THE TASK
Drop every picture and give the entries back exactly.

((

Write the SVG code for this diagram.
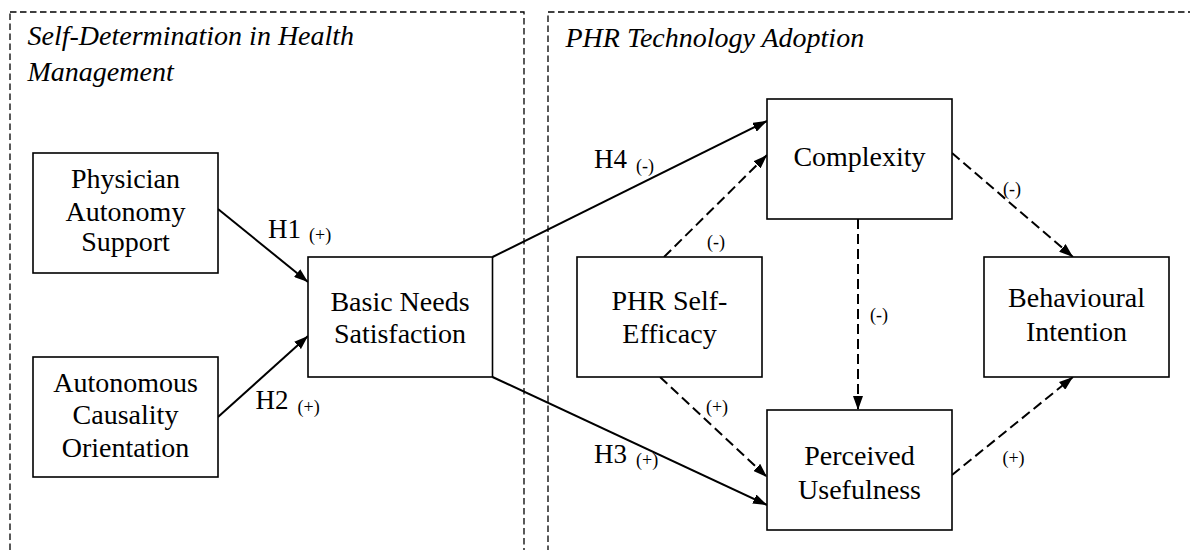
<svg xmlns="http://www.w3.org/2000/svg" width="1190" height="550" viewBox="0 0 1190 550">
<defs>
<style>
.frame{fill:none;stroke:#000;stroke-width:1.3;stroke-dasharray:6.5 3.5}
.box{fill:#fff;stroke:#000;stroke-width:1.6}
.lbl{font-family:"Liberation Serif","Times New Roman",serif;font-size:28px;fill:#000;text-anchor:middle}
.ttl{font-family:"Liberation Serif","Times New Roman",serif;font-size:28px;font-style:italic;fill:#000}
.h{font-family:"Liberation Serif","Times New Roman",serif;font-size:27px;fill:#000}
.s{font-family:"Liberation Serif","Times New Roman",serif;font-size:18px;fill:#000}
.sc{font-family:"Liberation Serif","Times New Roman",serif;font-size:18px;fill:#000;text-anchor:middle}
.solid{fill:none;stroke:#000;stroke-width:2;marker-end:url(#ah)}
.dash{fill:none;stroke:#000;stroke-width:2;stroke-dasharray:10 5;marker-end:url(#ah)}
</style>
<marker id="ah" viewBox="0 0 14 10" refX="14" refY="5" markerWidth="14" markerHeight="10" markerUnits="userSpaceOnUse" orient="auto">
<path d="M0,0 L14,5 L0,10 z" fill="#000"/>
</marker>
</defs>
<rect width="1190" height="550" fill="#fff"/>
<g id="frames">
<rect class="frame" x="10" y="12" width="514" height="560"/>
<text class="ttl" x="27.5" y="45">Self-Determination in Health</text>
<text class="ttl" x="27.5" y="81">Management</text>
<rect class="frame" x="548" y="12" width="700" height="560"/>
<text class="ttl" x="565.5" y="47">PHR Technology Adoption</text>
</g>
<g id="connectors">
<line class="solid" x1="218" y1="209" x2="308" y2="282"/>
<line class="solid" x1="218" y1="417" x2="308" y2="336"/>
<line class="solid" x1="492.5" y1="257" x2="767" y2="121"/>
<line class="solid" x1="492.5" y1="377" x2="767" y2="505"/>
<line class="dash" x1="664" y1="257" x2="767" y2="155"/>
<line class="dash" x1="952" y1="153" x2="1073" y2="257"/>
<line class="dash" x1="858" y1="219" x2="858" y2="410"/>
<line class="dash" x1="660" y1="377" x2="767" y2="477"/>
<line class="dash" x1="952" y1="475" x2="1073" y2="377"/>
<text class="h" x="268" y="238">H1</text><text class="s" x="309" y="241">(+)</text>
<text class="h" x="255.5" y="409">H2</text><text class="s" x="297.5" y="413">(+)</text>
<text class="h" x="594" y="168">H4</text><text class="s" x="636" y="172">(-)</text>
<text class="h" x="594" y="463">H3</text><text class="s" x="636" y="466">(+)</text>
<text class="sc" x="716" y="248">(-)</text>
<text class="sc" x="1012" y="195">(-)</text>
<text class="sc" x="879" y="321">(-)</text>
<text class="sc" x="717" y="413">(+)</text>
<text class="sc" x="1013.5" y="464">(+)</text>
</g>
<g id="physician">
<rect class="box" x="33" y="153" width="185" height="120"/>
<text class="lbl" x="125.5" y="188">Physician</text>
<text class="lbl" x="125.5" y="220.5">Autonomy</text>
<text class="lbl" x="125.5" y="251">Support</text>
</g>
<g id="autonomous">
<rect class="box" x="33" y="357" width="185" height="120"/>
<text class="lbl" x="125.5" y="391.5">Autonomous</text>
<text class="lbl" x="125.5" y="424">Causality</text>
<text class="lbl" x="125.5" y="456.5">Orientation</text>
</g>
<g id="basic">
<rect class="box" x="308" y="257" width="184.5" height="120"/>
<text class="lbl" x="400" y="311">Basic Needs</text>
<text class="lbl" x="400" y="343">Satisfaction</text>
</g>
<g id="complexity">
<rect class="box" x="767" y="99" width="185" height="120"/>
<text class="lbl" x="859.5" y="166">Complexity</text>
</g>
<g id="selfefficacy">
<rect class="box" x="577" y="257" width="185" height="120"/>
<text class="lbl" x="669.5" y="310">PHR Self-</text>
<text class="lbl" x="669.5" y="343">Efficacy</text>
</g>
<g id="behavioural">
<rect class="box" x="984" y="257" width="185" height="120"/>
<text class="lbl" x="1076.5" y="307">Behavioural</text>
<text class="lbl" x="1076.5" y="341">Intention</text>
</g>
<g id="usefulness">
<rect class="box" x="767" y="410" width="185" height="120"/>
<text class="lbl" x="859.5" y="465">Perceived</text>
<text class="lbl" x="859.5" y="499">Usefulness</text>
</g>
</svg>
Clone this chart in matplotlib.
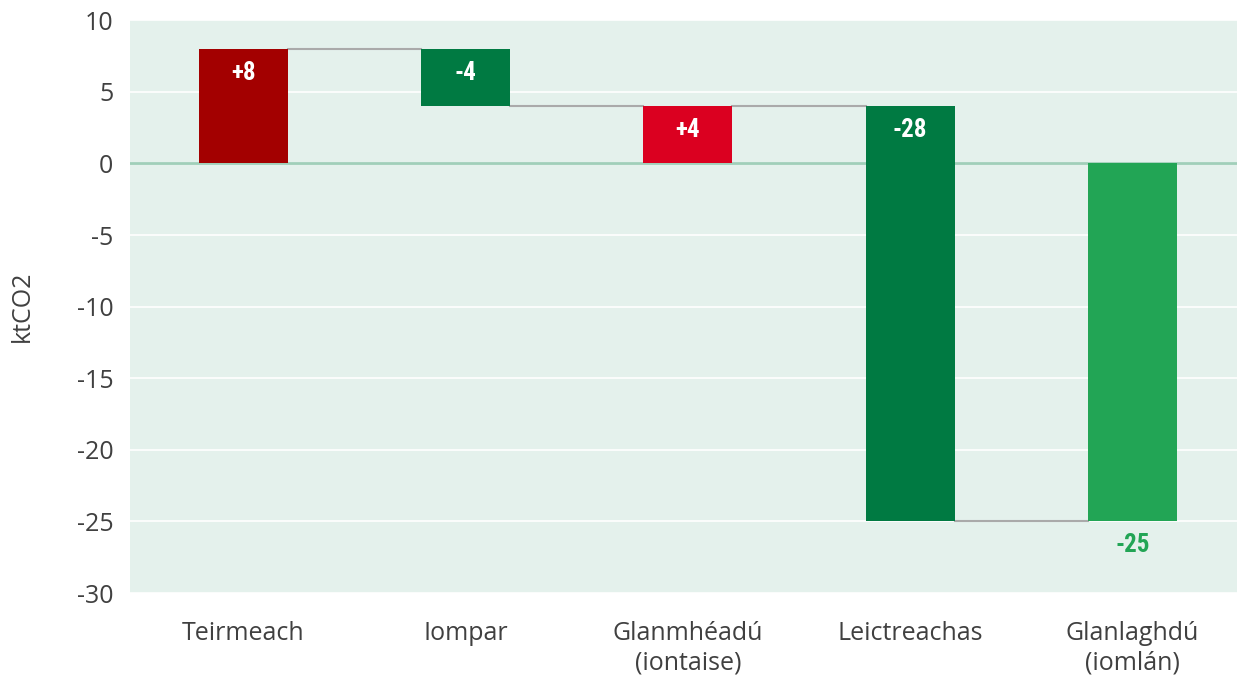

))

OUTPUT OF THE EXERCISE
Write the SVG code for this diagram.
<svg xmlns="http://www.w3.org/2000/svg" width="1190" height="550" viewBox="0 0 1190 550">
<defs>
<style>
.frame{fill:none;stroke:#000;stroke-width:1.3;stroke-dasharray:6.5 3.5}
.box{fill:#fff;stroke:#000;stroke-width:1.6}
.lbl{font-family:"Liberation Serif","Times New Roman",serif;font-size:28px;fill:#000;text-anchor:middle}
.ttl{font-family:"Liberation Serif","Times New Roman",serif;font-size:28px;font-style:italic;fill:#000}
.h{font-family:"Liberation Serif","Times New Roman",serif;font-size:27px;fill:#000}
.s{font-family:"Liberation Serif","Times New Roman",serif;font-size:18px;fill:#000}
.sc{font-family:"Liberation Serif","Times New Roman",serif;font-size:18px;fill:#000;text-anchor:middle}
.solid{fill:none;stroke:#000;stroke-width:2;marker-end:url(#ah)}
.dash{fill:none;stroke:#000;stroke-width:2;stroke-dasharray:10 5;marker-end:url(#ah)}
</style>
<marker id="ah" viewBox="0 0 14 10" refX="14" refY="5" markerWidth="14" markerHeight="10" markerUnits="userSpaceOnUse" orient="auto">
<path d="M0,0 L14,5 L0,10 z" fill="#000"/>
</marker>
</defs>
<rect width="1190" height="550" fill="#fff"/>
<g id="frames">
<rect class="frame" x="10" y="12" width="514" height="560"/>
<text class="ttl" x="27.5" y="45">Self-Determination in Health</text>
<text class="ttl" x="27.5" y="81">Management</text>
<rect class="frame" x="548" y="12" width="700" height="560"/>
<text class="ttl" x="565.5" y="47">PHR Technology Adoption</text>
</g>
<g id="connectors">
<line class="solid" x1="218" y1="209" x2="308" y2="282"/>
<line class="solid" x1="218" y1="417" x2="308" y2="336"/>
<line class="solid" x1="492.5" y1="257" x2="767" y2="121"/>
<line class="solid" x1="492.5" y1="377" x2="767" y2="505"/>
<line class="dash" x1="664" y1="257" x2="767" y2="155"/>
<line class="dash" x1="952" y1="153" x2="1073" y2="257"/>
<line class="dash" x1="858" y1="219" x2="858" y2="410"/>
<line class="dash" x1="660" y1="377" x2="767" y2="477"/>
<line class="dash" x1="952" y1="475" x2="1073" y2="377"/>
<text class="h" x="268" y="238">H1</text><text class="s" x="309" y="241">(+)</text>
<text class="h" x="255.5" y="409">H2</text><text class="s" x="297.5" y="413">(+)</text>
<text class="h" x="594" y="168">H4</text><text class="s" x="636" y="172">(-)</text>
<text class="h" x="594" y="463">H3</text><text class="s" x="636" y="466">(+)</text>
<text class="sc" x="716" y="248">(-)</text>
<text class="sc" x="1012" y="195">(-)</text>
<text class="sc" x="879" y="321">(-)</text>
<text class="sc" x="717" y="413">(+)</text>
<text class="sc" x="1013.5" y="464">(+)</text>
</g>
<g id="physician">
<rect class="box" x="33" y="153" width="185" height="120"/>
<text class="lbl" x="125.5" y="188">Physician</text>
<text class="lbl" x="125.5" y="220.5">Autonomy</text>
<text class="lbl" x="125.5" y="251">Support</text>
</g>
<g id="autonomous">
<rect class="box" x="33" y="357" width="185" height="120"/>
<text class="lbl" x="125.5" y="391.5">Autonomous</text>
<text class="lbl" x="125.5" y="424">Causality</text>
<text class="lbl" x="125.5" y="456.5">Orientation</text>
</g>
<g id="basic">
<rect class="box" x="308" y="257" width="184.5" height="120"/>
<text class="lbl" x="400" y="311">Basic Needs</text>
<text class="lbl" x="400" y="343">Satisfaction</text>
</g>
<g id="complexity">
<rect class="box" x="767" y="99" width="185" height="120"/>
<text class="lbl" x="859.5" y="166">Complexity</text>
</g>
<g id="selfefficacy">
<rect class="box" x="577" y="257" width="185" height="120"/>
<text class="lbl" x="669.5" y="310">PHR Self-</text>
<text class="lbl" x="669.5" y="343">Efficacy</text>
</g>
<g id="behavioural">
<rect class="box" x="984" y="257" width="185" height="120"/>
<text class="lbl" x="1076.5" y="307">Behavioural</text>
<text class="lbl" x="1076.5" y="341">Intention</text>
</g>
<g id="usefulness">
<rect class="box" x="767" y="410" width="185" height="120"/>
<text class="lbl" x="859.5" y="465">Perceived</text>
<text class="lbl" x="859.5" y="499">Usefulness</text>
</g>
</svg>
Clone this chart in matplotlib.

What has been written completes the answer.